Berberine is a plant compound with a long history in traditional medicine that has more recently attracted serious scientific attention for its effects on blood sugar regulation, gut bacteria balance, and the kind of low-grade inflammation that hums in the background of a lot of digestive discomfort. 

It's bitter, which anyone who has cooked with barberries already knows, and bitterness in food has always been a signal that something metabolically interesting is happening.

Resveratrol shows up in red grapes and red wine, which is either convenient or suspicious depending on your level of cynicism. Its role here relates to its antioxidant properties and its effect on the gut lining. Star anise, which I use in braising liquids and spice blends, has antimicrobial properties that are well documented. Licorice root has been used for digestive support across multiple culinary and medicinal traditions for centuries.

None of this is random. That's what the list communicates, if you know how to read one.

The Part That Actually Changed How I Think About Cooking

Here's where it gets interesting for someone who spends as much time in the kitchen as I do. Looking closely at those ingredients made me think differently about what I was already cooking with and why certain dishes have always made me feel genuinely good versus just full.

The miso I stir into sauces at the end of cooking. The kimchi that ends up alongside almost everything in our house. The long-cooked beans that show up in soups and stews all winter. The bitter greens I've always been drawn to even when I couldn't have told you exactly why. The garlic and onion that form the base of practically everything.

These things are not just flavor. They're feeding something specific, and the microbiome research is essentially the science that explains what my instincts as a cook have been doing all along.

I find that genuinely satisfying in the way that understanding a technique you've been doing by feel is satisfying. Not because it changes what you do, but because it makes sense of it.
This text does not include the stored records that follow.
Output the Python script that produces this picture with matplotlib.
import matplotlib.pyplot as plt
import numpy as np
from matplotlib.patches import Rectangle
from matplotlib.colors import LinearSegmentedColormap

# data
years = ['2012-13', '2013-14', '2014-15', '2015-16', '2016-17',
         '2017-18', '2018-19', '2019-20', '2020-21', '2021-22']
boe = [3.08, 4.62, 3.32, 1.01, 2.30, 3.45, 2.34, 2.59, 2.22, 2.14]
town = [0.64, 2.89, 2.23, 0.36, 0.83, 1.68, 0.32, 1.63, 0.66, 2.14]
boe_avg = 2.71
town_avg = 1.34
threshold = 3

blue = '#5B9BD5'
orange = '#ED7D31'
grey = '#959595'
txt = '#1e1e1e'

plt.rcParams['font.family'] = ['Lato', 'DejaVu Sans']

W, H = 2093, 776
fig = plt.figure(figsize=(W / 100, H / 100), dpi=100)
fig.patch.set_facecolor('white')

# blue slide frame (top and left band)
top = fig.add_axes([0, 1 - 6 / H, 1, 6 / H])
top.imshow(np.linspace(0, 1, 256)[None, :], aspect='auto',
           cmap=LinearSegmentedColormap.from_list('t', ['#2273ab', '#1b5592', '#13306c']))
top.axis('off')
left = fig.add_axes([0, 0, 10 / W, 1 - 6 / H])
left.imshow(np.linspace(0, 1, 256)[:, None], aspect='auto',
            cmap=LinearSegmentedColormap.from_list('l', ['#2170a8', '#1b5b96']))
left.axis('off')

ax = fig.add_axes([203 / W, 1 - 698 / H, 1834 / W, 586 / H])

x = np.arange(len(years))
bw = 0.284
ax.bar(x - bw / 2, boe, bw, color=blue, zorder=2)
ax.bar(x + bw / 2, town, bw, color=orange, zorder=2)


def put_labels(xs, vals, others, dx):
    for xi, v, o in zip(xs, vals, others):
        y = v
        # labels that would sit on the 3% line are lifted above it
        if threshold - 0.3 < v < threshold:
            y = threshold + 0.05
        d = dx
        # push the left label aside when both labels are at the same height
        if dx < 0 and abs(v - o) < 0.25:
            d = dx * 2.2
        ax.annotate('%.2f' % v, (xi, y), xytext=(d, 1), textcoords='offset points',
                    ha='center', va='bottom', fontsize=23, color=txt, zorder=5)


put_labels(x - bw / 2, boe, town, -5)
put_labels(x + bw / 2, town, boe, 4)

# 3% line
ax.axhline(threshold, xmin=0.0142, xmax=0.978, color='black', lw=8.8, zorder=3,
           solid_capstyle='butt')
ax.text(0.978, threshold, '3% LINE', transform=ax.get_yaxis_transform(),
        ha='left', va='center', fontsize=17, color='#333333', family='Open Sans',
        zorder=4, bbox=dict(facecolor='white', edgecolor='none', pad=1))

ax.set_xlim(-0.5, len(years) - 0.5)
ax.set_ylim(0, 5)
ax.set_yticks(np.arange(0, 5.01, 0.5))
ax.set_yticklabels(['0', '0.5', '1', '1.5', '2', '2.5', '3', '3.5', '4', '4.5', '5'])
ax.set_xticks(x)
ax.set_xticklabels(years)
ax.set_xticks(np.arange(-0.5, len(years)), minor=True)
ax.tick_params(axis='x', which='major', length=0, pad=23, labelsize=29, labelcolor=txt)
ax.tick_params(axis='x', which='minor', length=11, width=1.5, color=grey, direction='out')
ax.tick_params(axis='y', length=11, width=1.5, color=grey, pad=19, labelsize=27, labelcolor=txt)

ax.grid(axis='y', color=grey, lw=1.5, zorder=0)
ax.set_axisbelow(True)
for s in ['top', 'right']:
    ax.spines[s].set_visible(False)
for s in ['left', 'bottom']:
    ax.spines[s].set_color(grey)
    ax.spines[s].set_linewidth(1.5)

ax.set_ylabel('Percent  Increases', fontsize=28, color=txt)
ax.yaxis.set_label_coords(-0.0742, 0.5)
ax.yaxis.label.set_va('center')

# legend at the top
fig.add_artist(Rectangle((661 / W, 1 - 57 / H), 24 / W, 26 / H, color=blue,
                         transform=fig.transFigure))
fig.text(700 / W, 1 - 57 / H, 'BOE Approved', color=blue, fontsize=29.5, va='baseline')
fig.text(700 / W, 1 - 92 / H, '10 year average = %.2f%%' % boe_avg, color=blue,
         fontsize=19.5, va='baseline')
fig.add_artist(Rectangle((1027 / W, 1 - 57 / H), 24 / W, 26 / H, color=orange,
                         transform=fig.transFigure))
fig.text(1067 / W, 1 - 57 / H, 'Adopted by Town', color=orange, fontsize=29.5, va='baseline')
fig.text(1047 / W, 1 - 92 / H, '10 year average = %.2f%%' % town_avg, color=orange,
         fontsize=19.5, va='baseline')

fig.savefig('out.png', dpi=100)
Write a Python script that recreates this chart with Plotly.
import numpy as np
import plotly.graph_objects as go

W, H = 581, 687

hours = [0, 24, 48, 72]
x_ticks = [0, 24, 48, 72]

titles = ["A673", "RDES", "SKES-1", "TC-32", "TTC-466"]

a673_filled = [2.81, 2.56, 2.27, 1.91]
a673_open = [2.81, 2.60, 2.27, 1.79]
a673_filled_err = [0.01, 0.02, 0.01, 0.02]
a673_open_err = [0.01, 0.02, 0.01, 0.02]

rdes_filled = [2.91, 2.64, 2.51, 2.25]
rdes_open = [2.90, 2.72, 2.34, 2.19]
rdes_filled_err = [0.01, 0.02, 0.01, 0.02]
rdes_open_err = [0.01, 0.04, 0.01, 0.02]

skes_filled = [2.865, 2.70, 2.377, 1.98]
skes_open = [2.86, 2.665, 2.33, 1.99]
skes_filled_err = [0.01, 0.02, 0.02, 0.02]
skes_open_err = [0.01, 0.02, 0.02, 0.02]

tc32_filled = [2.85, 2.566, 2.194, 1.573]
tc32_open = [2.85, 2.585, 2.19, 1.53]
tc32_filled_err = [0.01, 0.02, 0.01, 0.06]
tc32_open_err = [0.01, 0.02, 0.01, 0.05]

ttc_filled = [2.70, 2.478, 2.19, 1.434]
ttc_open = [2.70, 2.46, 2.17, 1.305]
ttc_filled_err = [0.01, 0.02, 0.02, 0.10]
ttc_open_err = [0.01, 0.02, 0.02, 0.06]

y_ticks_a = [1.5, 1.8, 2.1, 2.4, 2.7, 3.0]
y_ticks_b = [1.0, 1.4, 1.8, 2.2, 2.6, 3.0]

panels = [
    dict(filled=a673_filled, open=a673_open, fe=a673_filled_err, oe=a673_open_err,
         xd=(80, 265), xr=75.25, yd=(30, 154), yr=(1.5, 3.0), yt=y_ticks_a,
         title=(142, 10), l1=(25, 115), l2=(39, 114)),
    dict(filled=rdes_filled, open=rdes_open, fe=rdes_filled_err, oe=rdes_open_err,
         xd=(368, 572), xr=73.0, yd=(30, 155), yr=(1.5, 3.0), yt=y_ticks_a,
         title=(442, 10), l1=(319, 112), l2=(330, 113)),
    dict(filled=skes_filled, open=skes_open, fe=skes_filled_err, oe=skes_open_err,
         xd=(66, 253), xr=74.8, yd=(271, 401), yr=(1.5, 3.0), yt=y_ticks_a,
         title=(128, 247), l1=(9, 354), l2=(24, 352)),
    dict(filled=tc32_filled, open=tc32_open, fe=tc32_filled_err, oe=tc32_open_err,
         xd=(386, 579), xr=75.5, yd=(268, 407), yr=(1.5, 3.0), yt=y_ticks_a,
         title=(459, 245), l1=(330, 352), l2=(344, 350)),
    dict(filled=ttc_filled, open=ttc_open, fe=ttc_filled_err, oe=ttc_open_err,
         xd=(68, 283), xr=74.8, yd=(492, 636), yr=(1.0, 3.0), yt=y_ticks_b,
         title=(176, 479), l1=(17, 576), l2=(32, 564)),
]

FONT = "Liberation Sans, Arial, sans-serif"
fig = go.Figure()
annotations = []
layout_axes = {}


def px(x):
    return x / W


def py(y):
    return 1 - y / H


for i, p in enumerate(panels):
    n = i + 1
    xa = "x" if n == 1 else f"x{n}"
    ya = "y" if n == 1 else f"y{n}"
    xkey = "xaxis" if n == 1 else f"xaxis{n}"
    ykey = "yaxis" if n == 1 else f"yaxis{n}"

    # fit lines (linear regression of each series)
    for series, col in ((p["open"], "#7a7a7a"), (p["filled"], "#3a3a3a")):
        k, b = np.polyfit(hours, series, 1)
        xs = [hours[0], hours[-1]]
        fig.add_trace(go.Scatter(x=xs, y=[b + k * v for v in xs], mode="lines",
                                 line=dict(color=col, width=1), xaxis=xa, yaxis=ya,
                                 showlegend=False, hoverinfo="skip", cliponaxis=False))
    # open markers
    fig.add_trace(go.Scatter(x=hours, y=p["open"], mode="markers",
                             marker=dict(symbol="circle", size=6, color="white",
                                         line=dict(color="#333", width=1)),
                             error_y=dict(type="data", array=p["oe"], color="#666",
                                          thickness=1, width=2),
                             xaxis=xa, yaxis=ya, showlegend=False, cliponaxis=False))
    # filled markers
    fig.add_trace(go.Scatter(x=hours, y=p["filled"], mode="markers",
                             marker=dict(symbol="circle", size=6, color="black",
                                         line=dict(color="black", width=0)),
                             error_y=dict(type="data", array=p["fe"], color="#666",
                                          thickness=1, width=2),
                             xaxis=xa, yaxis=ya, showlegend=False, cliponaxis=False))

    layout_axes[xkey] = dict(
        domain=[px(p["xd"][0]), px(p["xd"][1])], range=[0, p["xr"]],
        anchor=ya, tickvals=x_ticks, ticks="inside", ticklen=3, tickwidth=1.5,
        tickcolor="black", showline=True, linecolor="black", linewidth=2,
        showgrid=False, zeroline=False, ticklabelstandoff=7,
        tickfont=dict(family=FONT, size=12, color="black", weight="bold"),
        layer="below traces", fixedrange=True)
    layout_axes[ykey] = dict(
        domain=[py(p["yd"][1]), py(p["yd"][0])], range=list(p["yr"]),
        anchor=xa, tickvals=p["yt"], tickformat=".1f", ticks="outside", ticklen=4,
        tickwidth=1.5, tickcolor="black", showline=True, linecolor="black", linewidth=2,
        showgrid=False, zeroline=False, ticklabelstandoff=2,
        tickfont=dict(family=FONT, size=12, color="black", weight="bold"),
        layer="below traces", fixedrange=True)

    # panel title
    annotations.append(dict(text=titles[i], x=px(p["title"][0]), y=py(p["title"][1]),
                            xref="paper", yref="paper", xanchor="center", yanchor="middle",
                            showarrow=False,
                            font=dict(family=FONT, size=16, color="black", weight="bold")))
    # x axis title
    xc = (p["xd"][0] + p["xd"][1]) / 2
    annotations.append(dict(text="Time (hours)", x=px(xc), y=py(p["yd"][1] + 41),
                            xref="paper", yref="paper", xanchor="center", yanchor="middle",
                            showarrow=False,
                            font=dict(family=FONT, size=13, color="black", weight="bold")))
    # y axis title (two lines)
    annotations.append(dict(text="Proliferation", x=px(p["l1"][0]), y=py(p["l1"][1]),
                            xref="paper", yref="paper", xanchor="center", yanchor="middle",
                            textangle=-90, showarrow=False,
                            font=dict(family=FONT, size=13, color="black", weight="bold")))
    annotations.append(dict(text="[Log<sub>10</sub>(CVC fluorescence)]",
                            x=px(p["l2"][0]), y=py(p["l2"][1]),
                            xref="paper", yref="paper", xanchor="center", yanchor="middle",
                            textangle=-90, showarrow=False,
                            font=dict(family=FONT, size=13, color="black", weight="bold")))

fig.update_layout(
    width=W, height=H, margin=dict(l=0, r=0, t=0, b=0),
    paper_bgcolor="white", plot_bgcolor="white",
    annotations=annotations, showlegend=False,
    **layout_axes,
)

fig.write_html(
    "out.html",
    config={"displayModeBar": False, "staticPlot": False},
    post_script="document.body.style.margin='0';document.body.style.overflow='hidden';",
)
The Difference Between a Formula and a Recipe

What struck me most about the Enclave approach is that it operates on the same logic as good cooking. Ingredients chosen for what they specifically do. Combinations designed to amplify rather than muddle. A central purpose that everything on the list is working toward. The microbiome is the dish. Every ingredient has a job.

Most supplements don't think this way. They're the kitchen equivalent of throwing everything in the pan at high heat and calling it dinner. Technically food. Not actually considered.

What I Do Differently Now

Not a lot, honestly. The cooking hasn't changed much because the cooking was already heading in the right direction by accident. More fermented things. More fiber. More bitter and sour flavors that tend to get left out of comfort food because they're harder to love immediately even though they're doing important work.

What changed is the reading. I'm better now at looking at an ingredient list and understanding what it's trying to accomplish and whether it's thought through. The same skills I've been building in the kitchen for years apply directly, and it turns out that's a more useful lens than whatever I thought I was going to bring when I first picked up that label.

The recipes still surprise me. But the supplement came close.